**What the task asks:** Below are records; please write out exactly the lines from the first line through the line containing "import matplotlib.dates as mdates", with no pictures.

**Material shown:**
..............................

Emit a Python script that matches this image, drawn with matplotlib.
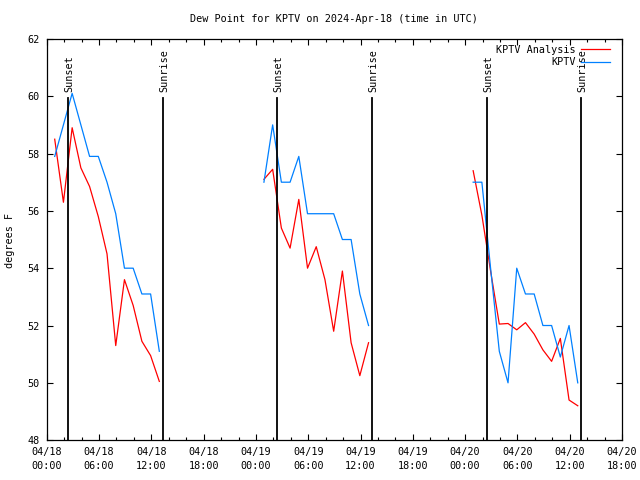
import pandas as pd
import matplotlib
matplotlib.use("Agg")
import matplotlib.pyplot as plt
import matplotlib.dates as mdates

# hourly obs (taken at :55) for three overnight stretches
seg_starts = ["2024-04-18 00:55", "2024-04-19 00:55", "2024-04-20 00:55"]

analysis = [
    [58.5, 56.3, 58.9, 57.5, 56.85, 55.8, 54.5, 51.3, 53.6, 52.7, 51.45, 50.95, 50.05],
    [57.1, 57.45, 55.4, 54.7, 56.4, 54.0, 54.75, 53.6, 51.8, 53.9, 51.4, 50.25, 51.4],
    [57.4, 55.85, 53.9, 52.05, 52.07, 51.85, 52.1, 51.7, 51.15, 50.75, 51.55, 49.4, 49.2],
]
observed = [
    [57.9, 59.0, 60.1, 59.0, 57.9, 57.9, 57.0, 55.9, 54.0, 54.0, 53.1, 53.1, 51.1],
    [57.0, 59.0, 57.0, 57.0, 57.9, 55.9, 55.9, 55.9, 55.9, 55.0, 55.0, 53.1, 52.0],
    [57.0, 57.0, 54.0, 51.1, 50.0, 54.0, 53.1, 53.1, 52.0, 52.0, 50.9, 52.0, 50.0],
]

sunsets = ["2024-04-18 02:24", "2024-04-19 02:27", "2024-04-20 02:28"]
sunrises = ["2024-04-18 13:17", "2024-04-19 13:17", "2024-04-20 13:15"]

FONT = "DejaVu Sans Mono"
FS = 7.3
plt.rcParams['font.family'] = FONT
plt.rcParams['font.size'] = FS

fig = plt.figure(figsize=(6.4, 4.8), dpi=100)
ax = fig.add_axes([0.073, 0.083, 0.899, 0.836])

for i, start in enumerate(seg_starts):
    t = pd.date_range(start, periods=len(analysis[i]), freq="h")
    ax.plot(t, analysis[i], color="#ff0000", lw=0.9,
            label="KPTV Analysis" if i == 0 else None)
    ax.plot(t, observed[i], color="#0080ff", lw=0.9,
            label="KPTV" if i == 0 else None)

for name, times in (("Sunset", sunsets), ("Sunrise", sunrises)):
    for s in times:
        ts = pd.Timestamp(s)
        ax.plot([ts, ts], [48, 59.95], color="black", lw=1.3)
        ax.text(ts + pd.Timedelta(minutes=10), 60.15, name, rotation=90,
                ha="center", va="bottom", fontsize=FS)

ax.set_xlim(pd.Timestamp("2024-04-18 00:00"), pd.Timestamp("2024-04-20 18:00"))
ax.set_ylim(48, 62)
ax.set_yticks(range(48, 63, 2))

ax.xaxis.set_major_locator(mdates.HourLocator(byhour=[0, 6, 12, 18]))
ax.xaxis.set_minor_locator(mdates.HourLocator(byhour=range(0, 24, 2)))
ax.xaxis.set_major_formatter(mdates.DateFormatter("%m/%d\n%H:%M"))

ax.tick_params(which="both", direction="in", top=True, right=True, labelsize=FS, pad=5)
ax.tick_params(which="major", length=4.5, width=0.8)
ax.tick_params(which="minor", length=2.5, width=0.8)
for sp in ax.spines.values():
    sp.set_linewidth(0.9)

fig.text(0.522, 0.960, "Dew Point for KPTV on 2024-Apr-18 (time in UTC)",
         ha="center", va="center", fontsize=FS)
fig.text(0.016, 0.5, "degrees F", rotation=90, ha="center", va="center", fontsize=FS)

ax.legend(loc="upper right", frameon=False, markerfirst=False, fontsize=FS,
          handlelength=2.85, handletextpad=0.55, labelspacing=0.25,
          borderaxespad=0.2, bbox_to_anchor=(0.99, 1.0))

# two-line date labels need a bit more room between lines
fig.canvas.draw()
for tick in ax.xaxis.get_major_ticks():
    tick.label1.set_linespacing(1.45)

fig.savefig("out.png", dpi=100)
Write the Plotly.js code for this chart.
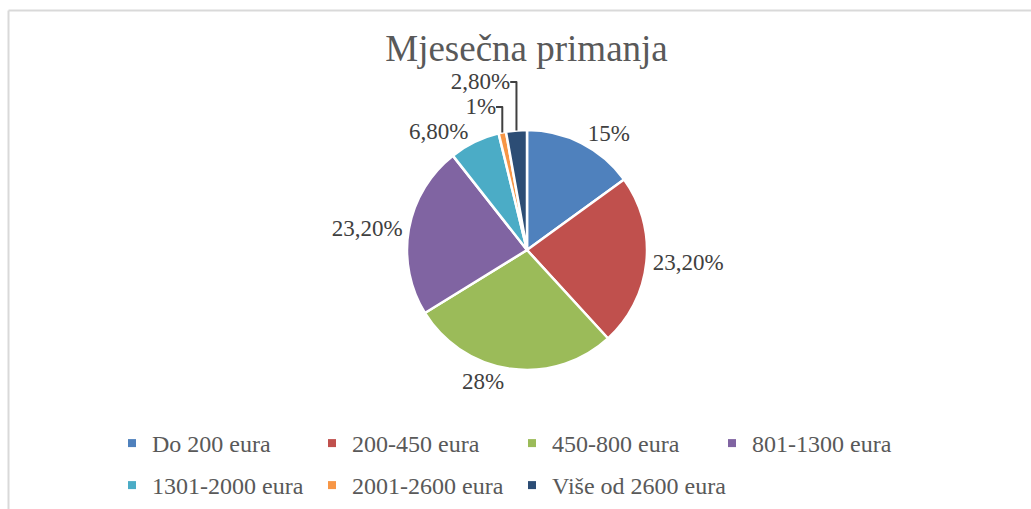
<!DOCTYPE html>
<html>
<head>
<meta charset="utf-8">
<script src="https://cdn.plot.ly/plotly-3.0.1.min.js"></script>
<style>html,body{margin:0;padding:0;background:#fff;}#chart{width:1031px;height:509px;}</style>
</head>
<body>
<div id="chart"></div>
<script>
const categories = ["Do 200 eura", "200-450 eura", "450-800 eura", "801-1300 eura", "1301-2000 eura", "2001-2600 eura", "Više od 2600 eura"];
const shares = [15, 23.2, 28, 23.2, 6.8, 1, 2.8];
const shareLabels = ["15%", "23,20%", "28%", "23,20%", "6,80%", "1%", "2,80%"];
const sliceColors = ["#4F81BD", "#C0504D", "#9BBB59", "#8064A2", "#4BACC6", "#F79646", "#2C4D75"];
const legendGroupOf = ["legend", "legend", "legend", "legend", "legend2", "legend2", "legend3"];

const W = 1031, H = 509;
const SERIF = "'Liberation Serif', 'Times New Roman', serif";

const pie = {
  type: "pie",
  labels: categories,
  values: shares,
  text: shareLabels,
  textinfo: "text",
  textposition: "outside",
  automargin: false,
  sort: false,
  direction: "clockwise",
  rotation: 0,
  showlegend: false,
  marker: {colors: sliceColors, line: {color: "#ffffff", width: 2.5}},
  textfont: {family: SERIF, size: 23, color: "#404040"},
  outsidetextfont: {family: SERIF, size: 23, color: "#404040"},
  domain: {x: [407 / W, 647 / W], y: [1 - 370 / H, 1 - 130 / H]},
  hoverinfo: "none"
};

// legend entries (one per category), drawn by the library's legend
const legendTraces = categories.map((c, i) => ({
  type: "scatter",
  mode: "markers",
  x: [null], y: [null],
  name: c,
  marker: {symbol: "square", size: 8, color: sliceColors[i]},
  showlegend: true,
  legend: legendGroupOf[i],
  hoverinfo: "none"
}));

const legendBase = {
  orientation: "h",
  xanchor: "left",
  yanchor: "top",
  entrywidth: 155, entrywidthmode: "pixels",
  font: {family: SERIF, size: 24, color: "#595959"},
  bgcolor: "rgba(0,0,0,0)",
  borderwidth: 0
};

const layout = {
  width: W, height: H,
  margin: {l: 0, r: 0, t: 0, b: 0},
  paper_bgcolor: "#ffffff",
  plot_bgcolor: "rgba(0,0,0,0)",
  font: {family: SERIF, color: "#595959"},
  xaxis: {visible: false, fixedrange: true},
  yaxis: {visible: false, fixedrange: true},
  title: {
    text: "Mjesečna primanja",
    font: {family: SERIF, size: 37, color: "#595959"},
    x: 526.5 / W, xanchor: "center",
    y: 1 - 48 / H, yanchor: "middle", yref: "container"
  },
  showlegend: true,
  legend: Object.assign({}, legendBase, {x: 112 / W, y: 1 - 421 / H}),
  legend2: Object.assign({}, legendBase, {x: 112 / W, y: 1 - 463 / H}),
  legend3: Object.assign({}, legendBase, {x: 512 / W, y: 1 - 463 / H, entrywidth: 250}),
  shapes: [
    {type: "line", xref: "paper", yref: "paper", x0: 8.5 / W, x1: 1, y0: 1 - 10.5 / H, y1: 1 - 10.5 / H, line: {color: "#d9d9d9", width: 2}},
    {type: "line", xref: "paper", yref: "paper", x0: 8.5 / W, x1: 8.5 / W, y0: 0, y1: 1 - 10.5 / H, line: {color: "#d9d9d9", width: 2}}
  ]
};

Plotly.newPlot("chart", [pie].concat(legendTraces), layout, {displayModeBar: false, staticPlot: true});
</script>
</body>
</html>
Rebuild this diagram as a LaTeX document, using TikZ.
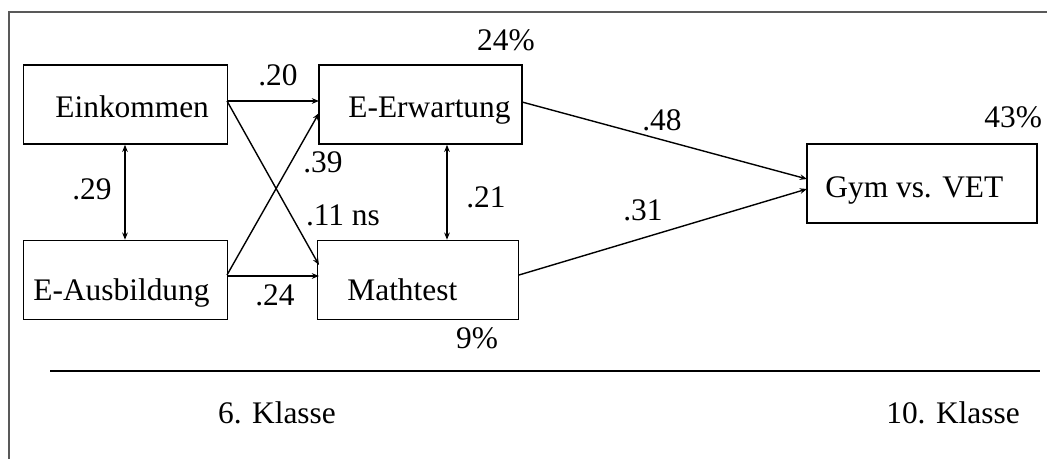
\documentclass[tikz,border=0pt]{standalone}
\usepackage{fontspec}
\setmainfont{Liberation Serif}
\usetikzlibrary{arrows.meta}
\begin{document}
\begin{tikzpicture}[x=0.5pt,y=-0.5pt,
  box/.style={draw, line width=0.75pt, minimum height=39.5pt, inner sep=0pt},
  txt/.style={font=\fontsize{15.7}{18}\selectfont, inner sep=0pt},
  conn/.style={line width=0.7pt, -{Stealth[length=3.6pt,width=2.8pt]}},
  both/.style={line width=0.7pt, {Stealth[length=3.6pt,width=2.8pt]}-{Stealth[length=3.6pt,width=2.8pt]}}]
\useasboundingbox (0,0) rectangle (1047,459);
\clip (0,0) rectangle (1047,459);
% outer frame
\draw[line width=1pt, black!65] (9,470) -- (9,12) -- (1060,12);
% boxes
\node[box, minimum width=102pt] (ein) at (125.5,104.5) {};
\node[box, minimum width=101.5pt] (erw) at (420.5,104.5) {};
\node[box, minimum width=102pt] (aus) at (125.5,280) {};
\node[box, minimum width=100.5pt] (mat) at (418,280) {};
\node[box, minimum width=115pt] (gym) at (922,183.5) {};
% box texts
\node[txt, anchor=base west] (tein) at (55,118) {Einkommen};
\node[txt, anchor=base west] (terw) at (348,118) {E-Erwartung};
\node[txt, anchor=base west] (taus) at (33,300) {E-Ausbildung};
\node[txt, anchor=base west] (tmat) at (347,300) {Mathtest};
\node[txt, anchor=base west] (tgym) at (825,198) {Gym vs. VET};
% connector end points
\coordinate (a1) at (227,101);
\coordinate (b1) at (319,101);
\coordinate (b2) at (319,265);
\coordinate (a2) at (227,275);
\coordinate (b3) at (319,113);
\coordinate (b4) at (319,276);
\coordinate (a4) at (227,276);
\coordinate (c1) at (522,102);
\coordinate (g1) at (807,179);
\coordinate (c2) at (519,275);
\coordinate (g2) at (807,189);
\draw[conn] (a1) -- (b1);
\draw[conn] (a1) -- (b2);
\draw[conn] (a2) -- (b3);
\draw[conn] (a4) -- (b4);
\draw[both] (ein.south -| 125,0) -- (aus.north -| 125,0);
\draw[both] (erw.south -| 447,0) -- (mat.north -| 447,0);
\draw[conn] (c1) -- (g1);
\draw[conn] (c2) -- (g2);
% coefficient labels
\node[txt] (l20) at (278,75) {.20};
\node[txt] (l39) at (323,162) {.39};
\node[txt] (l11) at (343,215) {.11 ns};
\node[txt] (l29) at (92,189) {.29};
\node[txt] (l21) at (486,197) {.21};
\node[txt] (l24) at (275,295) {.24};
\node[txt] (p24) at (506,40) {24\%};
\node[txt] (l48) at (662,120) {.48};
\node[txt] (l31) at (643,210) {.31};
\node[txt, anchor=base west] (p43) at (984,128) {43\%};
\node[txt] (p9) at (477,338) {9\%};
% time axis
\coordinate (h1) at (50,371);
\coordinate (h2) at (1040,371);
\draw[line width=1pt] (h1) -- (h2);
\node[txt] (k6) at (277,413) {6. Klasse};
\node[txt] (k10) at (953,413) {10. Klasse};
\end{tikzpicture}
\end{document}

..............................

**The completed task:**
Emit a Python script that matches this image, drawn with matplotlib.
import pandas as pd
import matplotlib
matplotlib.use("Agg")
import matplotlib.pyplot as plt
import matplotlib.dates as mdates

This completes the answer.